◆ Given task ◆
Nothing but the lines from the top of the data to the line holding "var FONT = 'Liberation Serif';" should be printed, word for word and both ends included; leave the pictures out.

◆ Data lines ◆
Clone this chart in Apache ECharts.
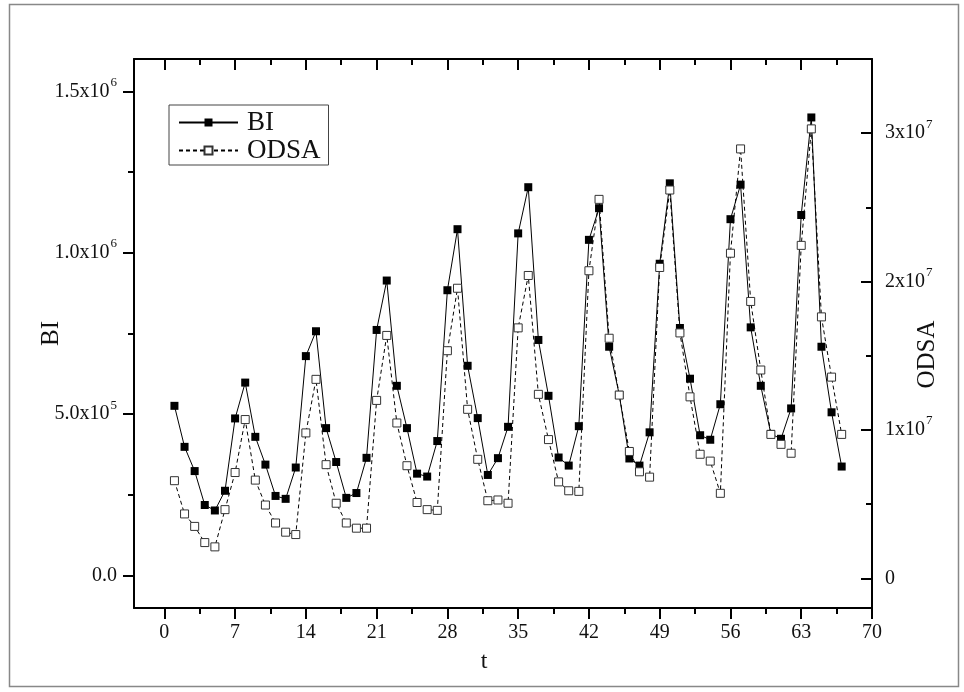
<!DOCTYPE html>
<html>
<head>
<meta charset="utf-8">
<script src="https://cdn.jsdelivr.net/npm/echarts@6/dist/echarts.min.js"></script>
<style>
html,body{margin:0;padding:0;background:#fff;}
#chart{width:964px;height:692px;}
</style>
</head>
<body>
<div id="chart"></div>
<script>
// ---- data ----
var tValues = [1,2,3,4,5,6,7,8,9,10,11,12,13,14,15,16,17,18,19,20,21,22,23,24,25,26,27,28,29,30,31,32,33,34,35,36,37,38,39,40,41,42,43,44,45,46,47,48,49,50,51,52,53,54,55,56,57,58,59,60,61,62,63,64,65,66,67];
var biValues = [526000,399000,324000,219000,202000,263000,487000,598000,430000,344000,247000,238000,335000,680000,757000,457000,352000,241000,256000,365000,761000,914000,588000,457000,316000,307000,417000,884000,1073000,650000,488000,312000,364000,461000,1060000,1203000,730000,557000,366000,341000,463000,1040000,1138000,709000,560000,363000,341000,444000,966000,1215000,767000,610000,435000,421000,531000,1104000,1211000,769000,588000,439000,424000,518000,1117000,1419000,709000,506000,338000];
var odsaValues = [6580000,4340000,3500000,2410000,2120000,4630000,7130000,10700000,6620000,4940000,3730000,3110000,2950000,9800000,13410000,7660000,5060000,3730000,3380000,3380000,11990000,16370000,10470000,7590000,5110000,4630000,4580000,15340000,19550000,11390000,8020000,5230000,5280000,5060000,16880000,20410000,12400000,9350000,6500000,5900000,5860000,20730000,25540000,16180000,12350000,8550000,7180000,6820000,20950000,26170000,16540000,12230000,8360000,7900000,5730000,21910000,28940000,18660000,14040000,9700000,9030000,8430000,22440000,30290000,17620000,13560000,9700000];

var xTicks = [0,7,14,21,28,35,42,49,56,63,70];
var xMinorTicks = [3.5,10.5,17.5,24.5,31.5,38.5,45.5,52.5,59.5,66.5];
var biTicks = [0,500000,1000000,1500000];
var biTickMantissa = ['0.0','5.0','1.0','1.5'];
var biTickExp = ['', '5', '6', '6'];
var biMinorTicks = [250000,750000,1250000];
var odsaTicks = [0,10000000,20000000,30000000];
var odsaTickMantissa = ['0','1','2','3'];
var odsaTickExp = ['', '7', '7', '7'];
var odsaMinorTicks = [5000000,15000000,25000000];

var X_MIN = -3, X_MAX = 70;
var BI_MIN = -100000, BI_MAX = 1600000;
var OD_MIN = -2000000, OD_MAX = 35000000;

var FONT = 'Liberation Serif';

function sciFormatter(ticks, mant, exps) {
  return function (v) {
    for (var i = 0; i < ticks.length; i++) {
      if (Math.abs(v - ticks[i]) < 1e-6 * Math.max(1, Math.abs(ticks[i]))) {
        if (exps[i] === '') return '{m|' + mant[i] + '}';
        return '{m|' + mant[i] + 'x10}{s|' + exps[i] + '}';
      }
    }
    return '';
  };
}
var richStyle = {
  m: {fontFamily: FONT, fontSize: 20, color: '#111'},
  s: {fontFamily: FONT, fontSize: 13, color: '#111', padding: [0, 0, 18, 1]}
};

var biData = tValues.map(function (t, i) { return [t, biValues[i]]; });
var odsaData = tValues.map(function (t, i) { return [t, odsaValues[i]]; });

var lineAxis = {show: true, onZero: false, lineStyle: {color: '#000', width: 2}};
var noLine = {show: false, onZero: false};

var chart = echarts.init(document.getElementById('chart'), null, {renderer: 'canvas'});
chart.setOption({
  backgroundColor: '#fff',
  animation: false,
  grid: {left: 134, right: 92, top: 59, bottom: 84, containLabel: false, outerBoundsMode: 'none'},
  legend: {
    left: 169, top: 105,
    orient: 'vertical',
    padding: [4, 8, 1, 9],
    itemGap: 1,
    itemWidth: 59,
    itemHeight: 10,
    borderColor: '#444',
    borderWidth: 1,
    textStyle: {fontFamily: FONT, fontSize: 27, color: '#111', padding: [0, 0, 0, 4]},
    data: ['BI', 'ODSA']
  },
  graphic: [{
    type: 'rect', silent: true, z: -10,
    shape: {x: 9.5, y: 4.5, width: 949, height: 682},
    style: {fill: 'none', stroke: '#888', lineWidth: 1.5}
  }],
  xAxis: [
    {
      type: 'value', position: 'bottom', min: X_MIN, max: X_MAX,
      name: 't', nameLocation: 'middle', nameGap: 42, nameMoveOverlap: false,
      nameTextStyle: {fontFamily: FONT, fontSize: 24, color: '#111', padding: [0, 38, 0, 0]},
      axisLine: lineAxis,
      axisTick: {show: true, inside: false, length: 11, customValues: xTicks, lineStyle: {color: '#000', width: 2}},
      axisLabel: {show: true, margin: 15, customValues: xTicks, fontFamily: FONT, fontSize: 20, color: '#111'},
      splitLine: {show: false}
    },
    {
      type: 'value', position: 'bottom', min: X_MIN, max: X_MAX,
      axisLine: noLine,
      axisTick: {show: true, inside: false, length: 6, customValues: xMinorTicks, lineStyle: {color: '#000', width: 2}},
      axisLabel: {show: false},
      splitLine: {show: false}
    },
    {
      type: 'value', position: 'top', min: X_MIN, max: X_MAX,
      axisLine: lineAxis,
      axisTick: {show: true, inside: true, length: 11, customValues: xTicks, lineStyle: {color: '#000', width: 2}},
      axisLabel: {show: false},
      splitLine: {show: false}
    },
    {
      type: 'value', position: 'top', min: X_MIN, max: X_MAX,
      axisLine: noLine,
      axisTick: {show: true, inside: true, length: 6, customValues: xMinorTicks, lineStyle: {color: '#000', width: 2}},
      axisLabel: {show: false},
      splitLine: {show: false}
    }
  ],
  yAxis: [
    {
      type: 'value', position: 'left', min: BI_MIN, max: BI_MAX,
      name: 'BI', nameLocation: 'middle', nameGap: 70, nameRotate: 90, nameMoveOverlap: false,
      nameTextStyle: {fontFamily: FONT, fontSize: 25, color: '#111'},
      axisLine: lineAxis,
      axisTick: {show: true, inside: false, length: 11, customValues: biTicks, lineStyle: {color: '#000', width: 2}},
      axisLabel: {show: true, margin: 17, customValues: biTicks, formatter: sciFormatter(biTicks, biTickMantissa, biTickExp), rich: richStyle},
      splitLine: {show: false}
    },
    {
      type: 'value', position: 'right', min: OD_MIN, max: OD_MAX,
      name: 'ODSA', nameLocation: 'middle', nameGap: 43, nameRotate: 90, nameMoveOverlap: false,
      nameTextStyle: {fontFamily: FONT, fontSize: 25, color: '#111', padding: [0, 42, 0, 0]},
      axisLine: lineAxis,
      axisTick: {show: true, inside: true, length: 11, customValues: odsaTicks, lineStyle: {color: '#000', width: 2}},
      axisLabel: {show: true, margin: 13, customValues: odsaTicks, formatter: sciFormatter(odsaTicks, odsaTickMantissa, odsaTickExp), rich: richStyle},
      splitLine: {show: false}
    },
    {
      type: 'value', position: 'left', min: BI_MIN, max: BI_MAX,
      axisLine: noLine,
      axisTick: {show: true, inside: false, length: 6, customValues: biMinorTicks, lineStyle: {color: '#000', width: 2}},
      axisLabel: {show: false},
      splitLine: {show: false}
    },
    {
      type: 'value', position: 'right', min: OD_MIN, max: OD_MAX,
      axisLine: noLine,
      axisTick: {show: true, inside: true, length: 6, customValues: odsaMinorTicks, lineStyle: {color: '#000', width: 2}},
      axisLabel: {show: false},
      splitLine: {show: false}
    }
  ],
  series: [
    {
      name: 'BI', type: 'line', xAxisIndex: 0, yAxisIndex: 0,
      data: biData,
      symbol: 'rect', symbolSize: 8, showAllSymbol: true,
      lineStyle: {color: '#000', width: 1, type: 'solid'},
      itemStyle: {color: '#000', borderColor: '#000', borderWidth: 0},
      z: 2
    },
    {
      name: 'ODSA', type: 'line', xAxisIndex: 0, yAxisIndex: 1,
      data: odsaData,
      symbol: 'rect', symbolSize: 8, showAllSymbol: true,
      lineStyle: {color: '#000', width: 1, type: [4, 3]},
      itemStyle: {color: '#fff', borderColor: '#333', borderWidth: 1},
      z: 3
    }
  ]
});
</script>
</body>
</html>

◆ Result of this task ◆
Clone this chart in Apache ECharts.
<!DOCTYPE html>
<html>
<head>
<meta charset="utf-8">
<script src="https://cdn.jsdelivr.net/npm/echarts@6/dist/echarts.min.js"></script>
<style>
html,body{margin:0;padding:0;background:#fff;}
#chart{width:964px;height:692px;}
</style>
</head>
<body>
<div id="chart"></div>
<script>
// ---- data ----
var tValues = [1,2,3,4,5,6,7,8,9,10,11,12,13,14,15,16,17,18,19,20,21,22,23,24,25,26,27,28,29,30,31,32,33,34,35,36,37,38,39,40,41,42,43,44,45,46,47,48,49,50,51,52,53,54,55,56,57,58,59,60,61,62,63,64,65,66,67];
var biValues = [526000,399000,324000,219000,202000,263000,487000,598000,430000,344000,247000,238000,335000,680000,757000,457000,352000,241000,256000,365000,761000,914000,588000,457000,316000,307000,417000,884000,1073000,650000,488000,312000,364000,461000,1060000,1203000,730000,557000,366000,341000,463000,1040000,1138000,709000,560000,363000,341000,444000,966000,1215000,767000,610000,435000,421000,531000,1104000,1211000,769000,588000,439000,424000,518000,1117000,1419000,709000,506000,338000];
var odsaValues = [6580000,4340000,3500000,2410000,2120000,4630000,7130000,10700000,6620000,4940000,3730000,3110000,2950000,9800000,13410000,7660000,5060000,3730000,3380000,3380000,11990000,16370000,10470000,7590000,5110000,4630000,4580000,15340000,19550000,11390000,8020000,5230000,5280000,5060000,16880000,20410000,12400000,9350000,6500000,5900000,5860000,20730000,25540000,16180000,12350000,8550000,7180000,6820000,20950000,26170000,16540000,12230000,8360000,7900000,5730000,21910000,28940000,18660000,14040000,9700000,9030000,8430000,22440000,30290000,17620000,13560000,9700000];

var xTicks = [0,7,14,21,28,35,42,49,56,63,70];
var xMinorTicks = [3.5,10.5,17.5,24.5,31.5,38.5,45.5,52.5,59.5,66.5];
var biTicks = [0,500000,1000000,1500000];
var biTickMantissa = ['0.0','5.0','1.0','1.5'];
var biTickExp = ['', '5', '6', '6'];
var biMinorTicks = [250000,750000,1250000];
var odsaTicks = [0,10000000,20000000,30000000];
var odsaTickMantissa = ['0','1','2','3'];
var odsaTickExp = ['', '7', '7', '7'];
var odsaMinorTicks = [5000000,15000000,25000000];

var X_MIN = -3, X_MAX = 70;
var BI_MIN = -100000, BI_MAX = 1600000;
var OD_MIN = -2000000, OD_MAX = 35000000;

var FONT = 'Liberation Serif';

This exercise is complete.